##### Collected data #####

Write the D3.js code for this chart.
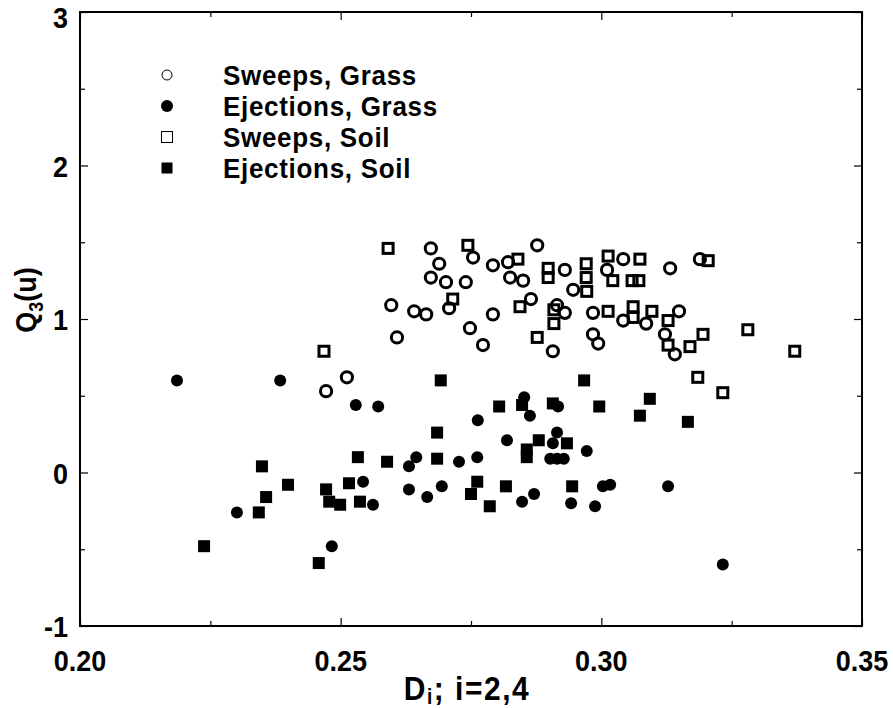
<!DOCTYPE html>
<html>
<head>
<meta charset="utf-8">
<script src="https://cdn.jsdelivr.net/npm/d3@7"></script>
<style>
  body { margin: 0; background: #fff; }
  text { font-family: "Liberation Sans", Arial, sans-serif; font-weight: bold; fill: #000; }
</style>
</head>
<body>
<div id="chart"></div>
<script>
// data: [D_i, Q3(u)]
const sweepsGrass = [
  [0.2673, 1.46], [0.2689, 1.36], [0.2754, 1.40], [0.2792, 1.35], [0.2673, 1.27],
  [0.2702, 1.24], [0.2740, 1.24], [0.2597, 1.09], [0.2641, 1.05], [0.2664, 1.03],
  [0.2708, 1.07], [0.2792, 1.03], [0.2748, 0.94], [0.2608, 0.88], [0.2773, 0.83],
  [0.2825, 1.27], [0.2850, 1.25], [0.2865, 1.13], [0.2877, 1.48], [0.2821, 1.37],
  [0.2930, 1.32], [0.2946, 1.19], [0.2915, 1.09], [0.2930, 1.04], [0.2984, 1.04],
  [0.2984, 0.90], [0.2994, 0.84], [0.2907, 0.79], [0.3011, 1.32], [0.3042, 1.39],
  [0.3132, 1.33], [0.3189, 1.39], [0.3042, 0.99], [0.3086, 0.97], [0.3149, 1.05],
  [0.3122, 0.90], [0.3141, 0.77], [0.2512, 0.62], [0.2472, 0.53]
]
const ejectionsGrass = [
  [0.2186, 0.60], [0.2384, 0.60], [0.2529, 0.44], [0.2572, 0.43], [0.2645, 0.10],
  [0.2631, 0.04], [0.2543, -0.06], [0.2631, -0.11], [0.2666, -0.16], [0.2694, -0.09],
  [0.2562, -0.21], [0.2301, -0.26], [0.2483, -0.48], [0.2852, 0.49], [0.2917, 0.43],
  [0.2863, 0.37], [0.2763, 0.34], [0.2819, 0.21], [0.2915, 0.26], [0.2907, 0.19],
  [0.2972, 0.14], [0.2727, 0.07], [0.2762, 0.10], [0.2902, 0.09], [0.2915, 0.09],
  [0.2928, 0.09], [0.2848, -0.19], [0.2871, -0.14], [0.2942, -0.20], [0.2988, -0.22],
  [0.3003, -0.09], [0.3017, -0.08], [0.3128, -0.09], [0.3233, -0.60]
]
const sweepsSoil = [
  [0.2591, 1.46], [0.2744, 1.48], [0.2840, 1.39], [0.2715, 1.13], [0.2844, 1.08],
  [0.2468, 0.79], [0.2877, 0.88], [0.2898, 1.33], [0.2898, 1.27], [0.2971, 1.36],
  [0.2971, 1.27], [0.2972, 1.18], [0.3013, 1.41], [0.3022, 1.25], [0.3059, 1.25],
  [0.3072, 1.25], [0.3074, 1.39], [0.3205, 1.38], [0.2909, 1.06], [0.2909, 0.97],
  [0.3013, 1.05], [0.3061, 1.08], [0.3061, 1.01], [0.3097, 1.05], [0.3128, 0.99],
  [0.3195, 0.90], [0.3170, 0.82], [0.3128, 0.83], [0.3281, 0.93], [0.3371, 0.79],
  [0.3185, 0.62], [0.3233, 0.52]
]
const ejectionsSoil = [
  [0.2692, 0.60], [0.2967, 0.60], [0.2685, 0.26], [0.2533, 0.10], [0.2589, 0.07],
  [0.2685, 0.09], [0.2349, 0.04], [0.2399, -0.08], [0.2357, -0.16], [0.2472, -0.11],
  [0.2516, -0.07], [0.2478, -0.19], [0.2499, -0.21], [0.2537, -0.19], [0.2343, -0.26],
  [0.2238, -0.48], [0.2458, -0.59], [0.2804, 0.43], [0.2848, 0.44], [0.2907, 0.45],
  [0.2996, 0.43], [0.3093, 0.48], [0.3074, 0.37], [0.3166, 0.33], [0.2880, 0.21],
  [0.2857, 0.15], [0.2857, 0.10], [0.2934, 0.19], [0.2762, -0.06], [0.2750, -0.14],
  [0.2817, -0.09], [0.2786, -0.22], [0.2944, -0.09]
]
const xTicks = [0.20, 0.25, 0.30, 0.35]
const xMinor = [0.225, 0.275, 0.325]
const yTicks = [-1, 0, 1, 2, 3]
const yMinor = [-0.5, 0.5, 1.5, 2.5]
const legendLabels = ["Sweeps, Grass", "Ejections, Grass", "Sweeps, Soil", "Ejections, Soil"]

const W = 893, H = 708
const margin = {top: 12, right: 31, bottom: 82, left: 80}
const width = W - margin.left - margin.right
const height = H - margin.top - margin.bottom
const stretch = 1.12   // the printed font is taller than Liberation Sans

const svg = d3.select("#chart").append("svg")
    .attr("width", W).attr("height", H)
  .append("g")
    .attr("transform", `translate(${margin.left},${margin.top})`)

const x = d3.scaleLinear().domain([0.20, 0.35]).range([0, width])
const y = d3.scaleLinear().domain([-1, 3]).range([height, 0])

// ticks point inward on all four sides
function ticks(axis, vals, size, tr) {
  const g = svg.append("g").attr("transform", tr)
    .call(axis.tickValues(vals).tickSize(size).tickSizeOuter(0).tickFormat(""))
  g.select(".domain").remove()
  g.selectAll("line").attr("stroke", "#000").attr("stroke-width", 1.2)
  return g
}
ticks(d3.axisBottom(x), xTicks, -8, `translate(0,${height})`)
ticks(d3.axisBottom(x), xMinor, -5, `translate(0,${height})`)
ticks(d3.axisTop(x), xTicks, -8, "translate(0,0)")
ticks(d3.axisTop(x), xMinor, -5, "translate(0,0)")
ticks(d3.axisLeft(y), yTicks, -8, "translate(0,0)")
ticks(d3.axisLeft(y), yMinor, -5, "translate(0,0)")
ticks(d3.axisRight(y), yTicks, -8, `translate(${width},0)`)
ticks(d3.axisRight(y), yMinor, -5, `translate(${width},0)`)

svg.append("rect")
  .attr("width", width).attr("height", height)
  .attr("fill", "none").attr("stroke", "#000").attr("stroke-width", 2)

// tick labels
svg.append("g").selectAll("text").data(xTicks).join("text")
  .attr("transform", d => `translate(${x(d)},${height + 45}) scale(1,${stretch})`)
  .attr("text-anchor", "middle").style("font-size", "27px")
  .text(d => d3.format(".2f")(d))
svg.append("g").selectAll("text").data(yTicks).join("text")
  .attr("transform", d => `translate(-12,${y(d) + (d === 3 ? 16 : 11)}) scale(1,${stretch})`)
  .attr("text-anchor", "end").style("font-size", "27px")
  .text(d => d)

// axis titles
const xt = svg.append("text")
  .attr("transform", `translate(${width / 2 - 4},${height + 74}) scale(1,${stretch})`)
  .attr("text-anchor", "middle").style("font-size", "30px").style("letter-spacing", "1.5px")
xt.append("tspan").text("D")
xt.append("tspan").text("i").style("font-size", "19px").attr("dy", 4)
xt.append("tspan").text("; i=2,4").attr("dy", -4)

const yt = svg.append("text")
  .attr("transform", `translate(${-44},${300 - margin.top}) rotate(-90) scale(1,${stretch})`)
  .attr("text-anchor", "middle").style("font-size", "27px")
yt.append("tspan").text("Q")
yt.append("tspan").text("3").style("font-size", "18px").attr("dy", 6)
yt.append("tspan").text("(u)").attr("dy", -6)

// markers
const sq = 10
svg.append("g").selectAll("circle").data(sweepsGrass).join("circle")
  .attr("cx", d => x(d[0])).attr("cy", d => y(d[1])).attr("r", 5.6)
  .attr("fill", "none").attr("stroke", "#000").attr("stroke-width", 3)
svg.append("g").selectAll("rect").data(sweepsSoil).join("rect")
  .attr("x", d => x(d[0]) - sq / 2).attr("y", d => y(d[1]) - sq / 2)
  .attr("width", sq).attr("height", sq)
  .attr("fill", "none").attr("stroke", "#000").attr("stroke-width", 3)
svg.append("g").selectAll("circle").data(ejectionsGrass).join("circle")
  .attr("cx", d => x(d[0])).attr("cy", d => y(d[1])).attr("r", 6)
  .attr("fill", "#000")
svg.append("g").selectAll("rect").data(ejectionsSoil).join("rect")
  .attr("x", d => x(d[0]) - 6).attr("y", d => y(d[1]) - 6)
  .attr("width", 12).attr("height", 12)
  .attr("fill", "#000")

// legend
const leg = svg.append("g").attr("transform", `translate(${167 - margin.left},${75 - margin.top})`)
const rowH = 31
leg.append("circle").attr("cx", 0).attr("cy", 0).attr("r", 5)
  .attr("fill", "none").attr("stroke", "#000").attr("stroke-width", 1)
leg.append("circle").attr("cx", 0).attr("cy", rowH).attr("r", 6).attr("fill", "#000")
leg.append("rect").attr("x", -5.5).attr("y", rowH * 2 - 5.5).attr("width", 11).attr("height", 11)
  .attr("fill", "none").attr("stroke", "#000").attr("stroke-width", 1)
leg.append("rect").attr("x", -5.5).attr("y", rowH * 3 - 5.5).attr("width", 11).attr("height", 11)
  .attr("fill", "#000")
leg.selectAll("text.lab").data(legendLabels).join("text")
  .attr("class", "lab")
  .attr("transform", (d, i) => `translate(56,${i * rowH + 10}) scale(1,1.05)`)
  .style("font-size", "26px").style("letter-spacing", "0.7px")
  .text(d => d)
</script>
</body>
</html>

#####

Find the number of lines in which the word "chart" occurs, and write nothing but that number.

3